The person who wrote this obviously has "the hacker's mindset". He praises expressivity and malleability of the language.
Well, in this case it might be advisable to take a look at Perl. And never go back. Perl (especially Perl6) is hacker's paradise, where everything's true and nothing is forbidden.
As somebody who shares the same mindset, I truly enjoyed my years with Perl, and I occasionally return to this experience.
So is Python. I've worked on code bases in several languages, and the greatest horrors I've seen are in Python and C++, in that order.
Python is a strange case.
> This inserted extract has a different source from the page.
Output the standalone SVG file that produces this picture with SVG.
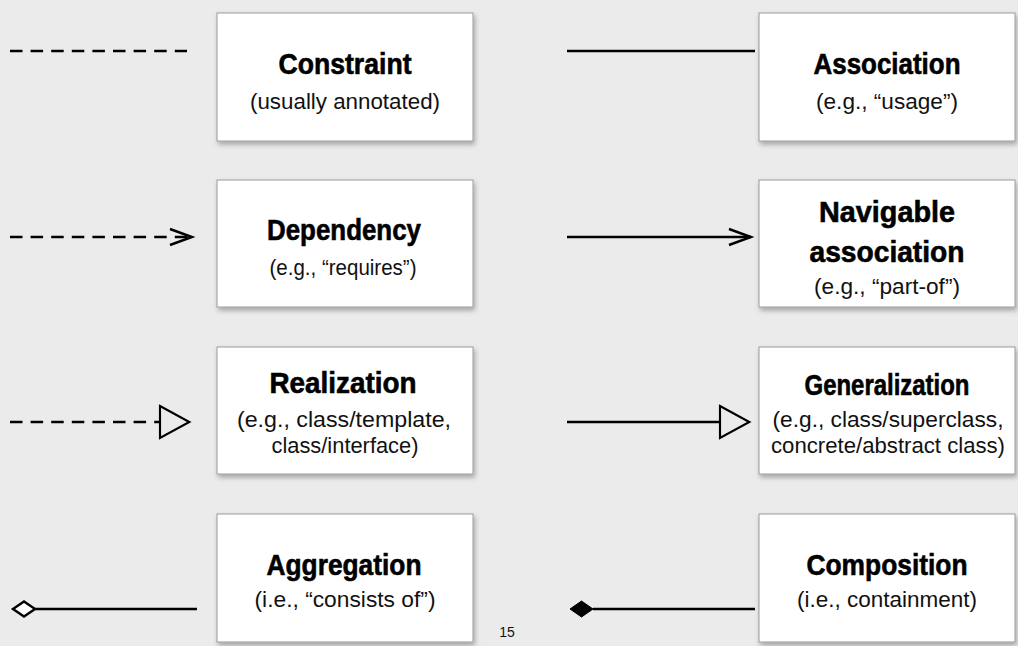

The CPython code base seems to be quite well organized and well written, and about 10% of packages on GitHub or PyPI are extremely solid.
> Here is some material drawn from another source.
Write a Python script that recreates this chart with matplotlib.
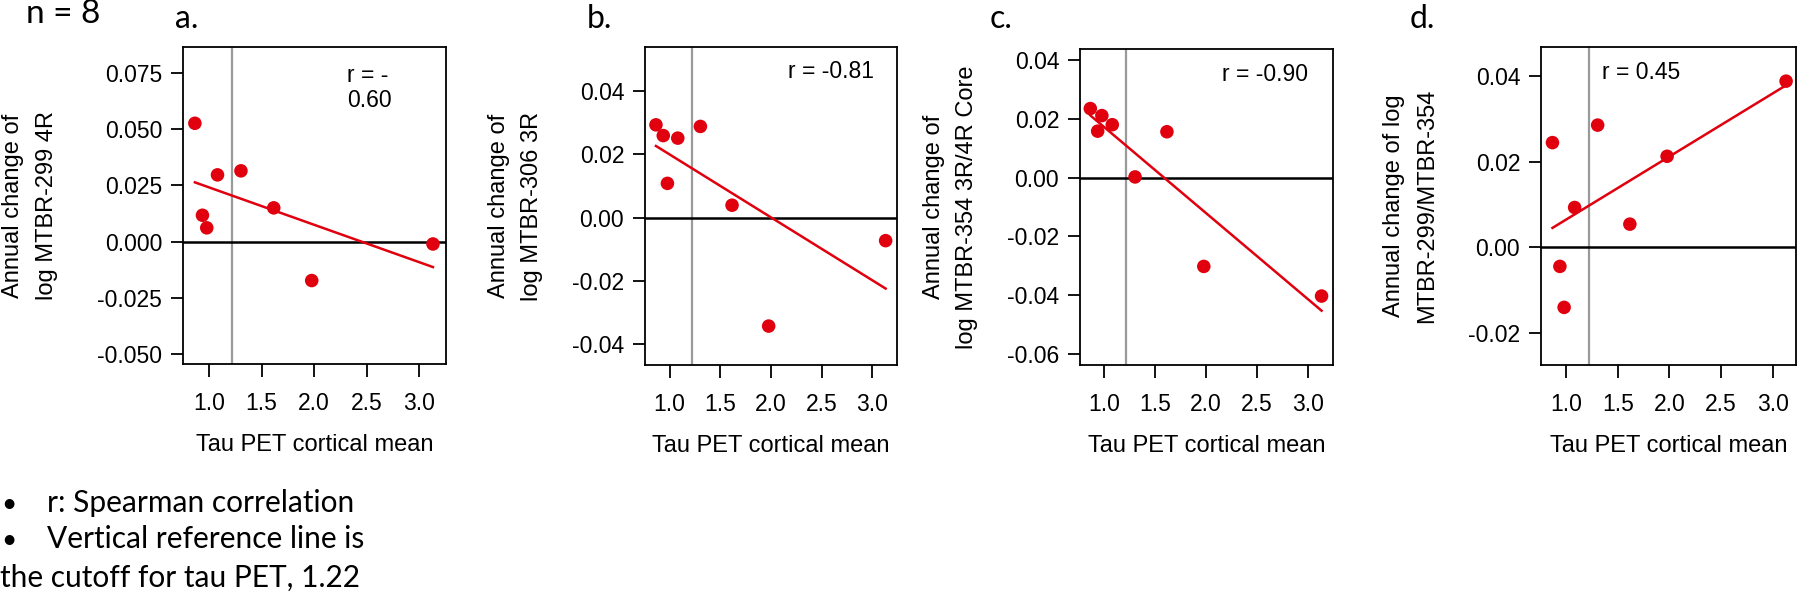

The problem is the staggering amount of packages (public or in-house) that have 100000+ LOC and use the worst features of OO, functional, and procedural programming at the same time.
The result is not spaghetti code, but ravioli code where there's zero control flow and "everything happens somewhere else". Add to that the "consenting adult" philosophy, and you have the modern equivalent of goto mixed with self-modifying code.
I'm sure Perl has all that, but it's far from the only language.
Well, in this case it might be advisable to take a look at Perl. And never go back. Perl (especially Perl6) is hacker's paradise, where everything's true and nothing is forbidden.
As somebody who shares the same mindset, I truly enjoyed my years with Perl, and I occasionally return to this experience.